Как мы могли убедиться, XVI век на Руси был богат знаковыми событиями, так или иначе связанными с культом подземно-подводного ящера. К наиболее значимым из них и, вероятно, взаимосвязанным относились: прекращение практики широкого хождения амулетов-змеевиков, постепенная утрата Рюриковичами лидирующего положения в системе государственной власти, нашествие ящеров-«коркоделов» 1582 г. Напомним, что Рюриковичи, как минимум, на символическом уровне, поддерживали родовую связь с хтоническим праистоками. Все это наводит на мысль о тесных связях славянского «низового» культа ящера и тотемического культа Змеедевы-праматери, воспринятого в среде правящей русской аристократии. С известной долей осторожности можно предположить, что стагнация царской династии Рюриковичей во второй половине XVI в. была связана с угасанием культа ящера на местах, за которым последовала закономерная реакция в форме нашествия «речных» ящеров. Последнее событие, вызванное, по всей видимости, систематической неуплатой или совершенным прекращением жертвенной дани, которая до сего момента, очевидно, исправно производилась, еще раз свидетельствует, что главным объектом славянского культа подземно-подводного ящера являлось реальное реликтовое существо, способное нанести ущерб населению, сохраняющему непосредственную зависимость от «водных путей».
Елабужский оракул
Важную роль в изучении симбиотического взаимодействия человека и некоторых разновидностей реликтовых чудовищ играют сведения о существовании древних языческих капищ, связанных с культом ящера и выполнявших функции оракульских центров. Велецкая отмечает, что согласно древним эгейским представлениям предсказание будущего — важнейшая функция змея как «священного животного, познавшего тайны жизни и смерти». Одно из таких оракульских капищ опять-таки вплоть до середины XVI в. существовало на месте развалин Елабужского Чертова городища при слиянии реки Тоймы с Камой, о котором мы уже упоминали в связи с историей загадочной трости преподобного Авраамия Ростовского. Место это ведет свое название от змея-оракула («черта»), который будто бы жил в находившемся на этой горе языческом храме.

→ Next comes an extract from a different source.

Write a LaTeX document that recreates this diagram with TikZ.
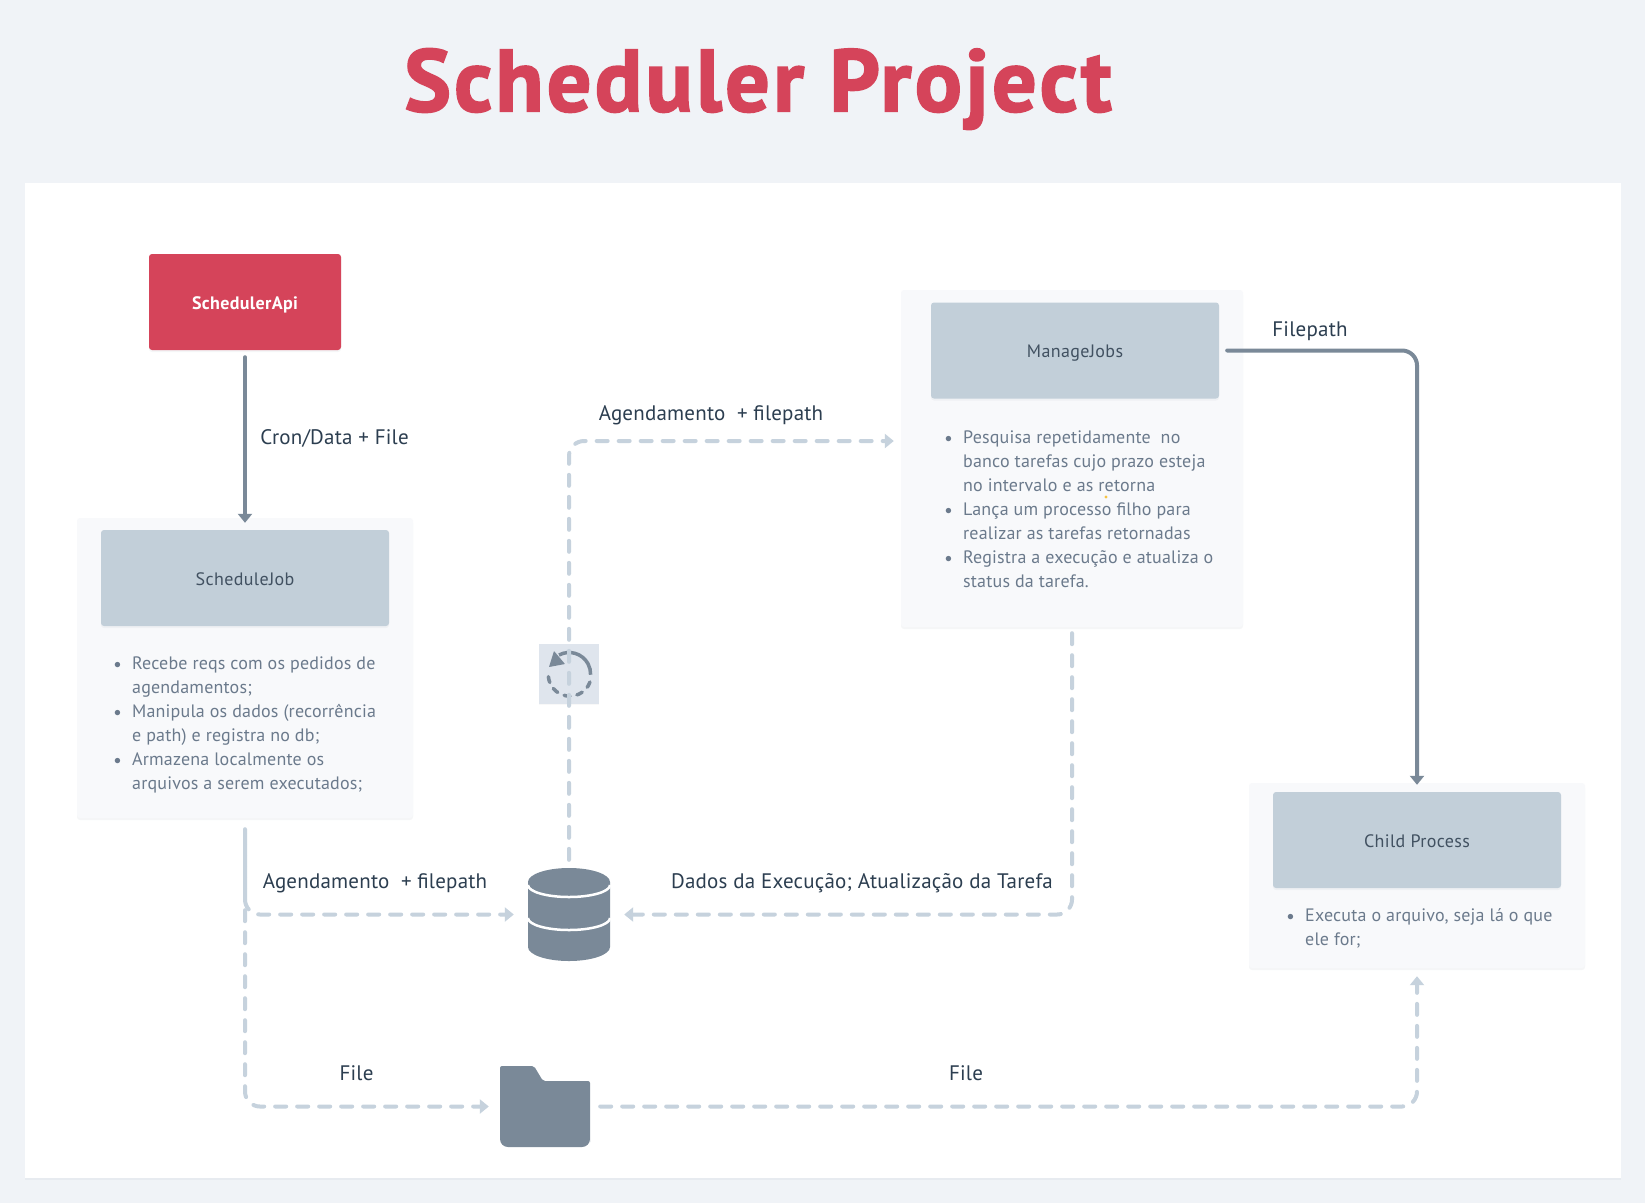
\documentclass[tikz,border=0pt]{standalone}
\usepackage{fontspec}
\setmainfont{PT Sans}
\newfontfamily\cardfont[LetterSpace=1]{PT Sans}
\newfontfamily\headfont[LetterSpace=2]{PT Sans}
\newfontfamily\titlefont[LetterSpace=3.7,FakeBold=2]{PT Sans}
\usetikzlibrary{positioning,arrows.meta,shadows}
\definecolor{pagecolor}{HTML}{F0F3F7}
\definecolor{redcolor}{HTML}{D5445A}
\definecolor{cardcolor}{HTML}{F8F9FB}
\definecolor{headcolor}{HTML}{C2CFD9}
\definecolor{darkline}{HTML}{7A8998}
\definecolor{lightline}{HTML}{C6D2DD}
\definecolor{labelcolor}{HTML}{2C3E50}
\definecolor{listcolor}{HTML}{6B7A8C}
\definecolor{iconcolor}{HTML}{DFE5ED}
\definecolor{dotcolor}{HTML}{F6C344}
\tikzset{
    softshadow/.style={drop shadow={shadow xshift=0pt,shadow yshift=-2pt,opacity=.07,fill=darkline}},
    card/.style={fill=cardcolor, rounded corners=3pt, inner sep=0pt, softshadow},
    headbox/.style={fill=headcolor, rounded corners=3pt, minimum width=288pt, minimum height=96pt, inner sep=0pt, text height=14pt, text depth=0pt, text=labelcolor!90, font=\headfont\fontsize{18}{20}\selectfont, softshadow},
    listtext/.style={anchor=base west, inner sep=0pt, text=listcolor, font=\cardfont\fontsize{18}{24.1}\selectfont},
    linklabel/.style={inner sep=0pt, text height=15pt, text depth=0pt, text=labelcolor, font=\cardfont\fontsize{21}{24}\selectfont},
    solidlink/.style={draw=darkline, line width=4pt, line cap=round, rounded corners=15pt, -{Triangle[length=9pt,width=14pt]}},
    dashlink/.style={draw=lightline, line width=4pt, line cap=round, rounded corners=15pt, dash pattern=on 11pt off 11pt, -{Triangle[length=9pt,width=14pt]}},
}
\newcommand{\listbullet}{\raisebox{1pt}{\scalebox{.8}{$\bullet$}}}
\newenvironment{cardlist}{\begin{tabular}[t]{@{}p{18pt}@{}l@{}}}{\end{tabular}}
\begin{document}
\begin{tikzpicture}[x=1pt, y=-1pt]
    \useasboundingbox (0,0) rectangle (1645,1203);
    \fill[pagecolor] (0,0) rectangle (1645,1203);

    % Panel and title
    \node[fill=white, minimum width=1596pt, minimum height=995pt, inner sep=0pt, softshadow] (panel) at (823,680.5) {};
    \node[text=redcolor, inner sep=0pt, font=\titlefont\fontsize{88}{100}\selectfont\bfseries] (title) at (758,89) {Scheduler Project};

    % SchedulerApi
    \node[fill=redcolor, rounded corners=3pt, minimum width=192pt, minimum height=96pt, inner sep=0pt, text height=14pt, text depth=0pt, text=white, font=\headfont\fontsize{18}{20}\selectfont\bfseries, softshadow] (schedulerapi) at (245,302) {SchedulerApi};

    % ScheduleJob
    \node[card, minimum width=336pt, minimum height=300pt] (schedulejobcard) at (245,668) {};
    \node[headbox] (schedulejob) at (245,578) {ScheduleJob};
    \node[listtext] (schedulejoblist) at (114,669) {
        \begin{cardlist}
            \listbullet & Recebe reqs com os pedidos de\\
             & agendamentos;\\
            \listbullet & Manipula os dados (recorrência\\
             & e path) e registra no db;\\
            \listbullet & Armazena localmente os\\
             & arquivos a serem executados;
        \end{cardlist}
    };

    % ManageJobs
    \node[card, minimum width=342pt, minimum height=337pt] (managejobscard) at (1072,458.5) {};
    \node[headbox] (managejobs) at (1075,350.5) {ManageJobs};
    \node[listtext] (managejobslist) at (945,443) {
        \begin{cardlist}
            \listbullet & Pesquisa repetidamente\ \ no\\
             & banco tarefas cujo prazo esteja\\
             & no intervalo e as retorna\\
            \listbullet & Lança um processo filho para\\
             & realizar as tarefas retornadas\\
            \listbullet & Registra a execução e atualiza o\\
             & status da tarefa.
        \end{cardlist}
    };
    \fill[dotcolor] (1106,497) circle (1.7pt);

    % Child Process
    \node[card, minimum width=336pt, minimum height=185pt] (childprocesscard) at (1417,875.5) {};
    \node[headbox] (childprocess) at (1417,840) {Child Process};
    \node[listtext] (childprocesslist) at (1287,921) {
        \begin{cardlist}
            \listbullet & Executa o arquivo, seja lá o que\\
             & ele for;
        \end{cardlist}
    };

    % Refresh icon
    \node[fill=iconcolor, minimum size=60pt, inner sep=0pt, drop shadow={shadow xshift=0pt,shadow yshift=-1pt,opacity=.05}] (refreshicon) at (569,674) {};
    \draw[darkline, line width=3.5pt] (559,655) arc[start angle=118, end angle=-2, radius=21.5pt];
    \draw[darkline, line width=3.5pt, line cap=round, dash pattern=on 6pt off 7pt] (590,682) arc[start angle=-20, end angle=-185, radius=21.5pt];
    \fill[darkline, rounded corners=.5pt] (549,667) -- (554,651) -- (565,664) -- cycle;

    % Database icon
    \node[minimum width=82pt, minimum height=93pt, inner sep=0pt] (database) at (569,914.5) {};
    \fill[darkline] (528,882) arc[start angle=180, end angle=0, x radius=41pt, y radius=14pt]
        -- (610,947) arc[start angle=0, end angle=-180, x radius=41pt, y radius=14pt] -- cycle;
    \draw[white, line width=2.5pt] (528,885) arc[start angle=180, end angle=360, x radius=41pt, y radius=12pt];
    \draw[white, line width=2.5pt] (528,918) arc[start angle=180, end angle=360, x radius=41pt, y radius=12pt];

    % Folder icon
    \node[minimum width=90pt, minimum height=81pt, inner sep=0pt] (folder) at (545,1106.5) {};
    \fill[darkline, rounded corners=2pt] (500,1140) -- (500,1066) -- (534,1066) -- (543,1081) -- (590,1081) -- (590,1140)
        [rounded corners=8pt] -- (590,1147) -- (500,1147) -- (500,1130) -- cycle;

    % Solid arrows
    \draw[solidlink] ([yshift=-7pt]schedulerapi.south) -- ([yshift=-5pt]schedulejobcard.north);
    \draw[solidlink] ([xshift=8pt]managejobs.east) -| ([yshift=-2pt]childprocesscard.north);

    % Dashed arrows
    \draw[dashlink, dash phase=18pt] ([yshift=-11pt]schedulejobcard.south) |- ([xshift=-14pt]database.west);
    \draw[dashlink, dash phase=7pt] ([yshift=-11pt]schedulejobcard.south) |- ([xshift=-11pt]folder.west);
    \draw[dashlink] ([yshift=8pt]database.north) |- ([xshift=-7pt,yshift=17.5pt]managejobscard.west);
    \draw[dashlink] ([yshift=-6pt]managejobscard.south) |- ([xshift=14pt]database.east);
    \draw[dashlink] ([xshift=10pt]folder.east) -| ([yshift=-8pt]childprocesscard.south);

    % Labels
    \node[linklabel] (cronlabel) at (334.5,437) {Cron/Data + File};
    \node[linklabel] (filepathlabel) at (1310,329) {Filepath};
    \node[linklabel] (agendalabel) at (711,413) {Agendamento\ \ + filepath};
    \node[linklabel] (agendadblabel) at (375,881) {Agendamento\ \ + filepath};
    \node[linklabel] (dadoslabel) at (862,881) {Dados da Execução; Atualização da Tarefa};
    \node[linklabel] (filelabel) at (356.5,1073) {File};
    \node[linklabel] (filechildlabel) at (966,1073) {File};
\end{tikzpicture}
\end{document}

Одно из первых описаний Чертова городища принадлежит Н. П. Рычкову (1746–1784), исследовавшему по заданию правительства в 1769 г. камские окрестности на предмет промышленной перспективы. Оставив в 1767 г. военную службу в чине капитана, Рычков в том же году поступил в снаряженную Императорской Академией Наук экспедицию профессора Палласа «для физического описания южных Российских провинций». В составе экспедиции в 1769 и 1770 гг. он объездил Уфимскую, Пермскую, Вятскую, Оренбургскую и Казанскую губернии. По итогам этой поездки был написан двухтомный труд, изданный Императорской Академией наук и впоследствии переведенный на немецкий язык: «Журнал, или дневные записки путешествия Капитана Рычкова по разным провинциям Российского государства в 1769 и 1770 гг.». В XIX в. академик Петербургской Академии наук и действительный статский советник П. П. Пекарский (1827–1872) следующим образом отзывался о работе Рычкова: «Его описания и доныне могут служить с пользою, в особенности по значительному количеству довольно точных для своего времени чертежей и известий о древних городищах и об устных преданиях, с ними связанных, а также о нравах, обычаях и занятиях разнородных обитателей проеханных им стран».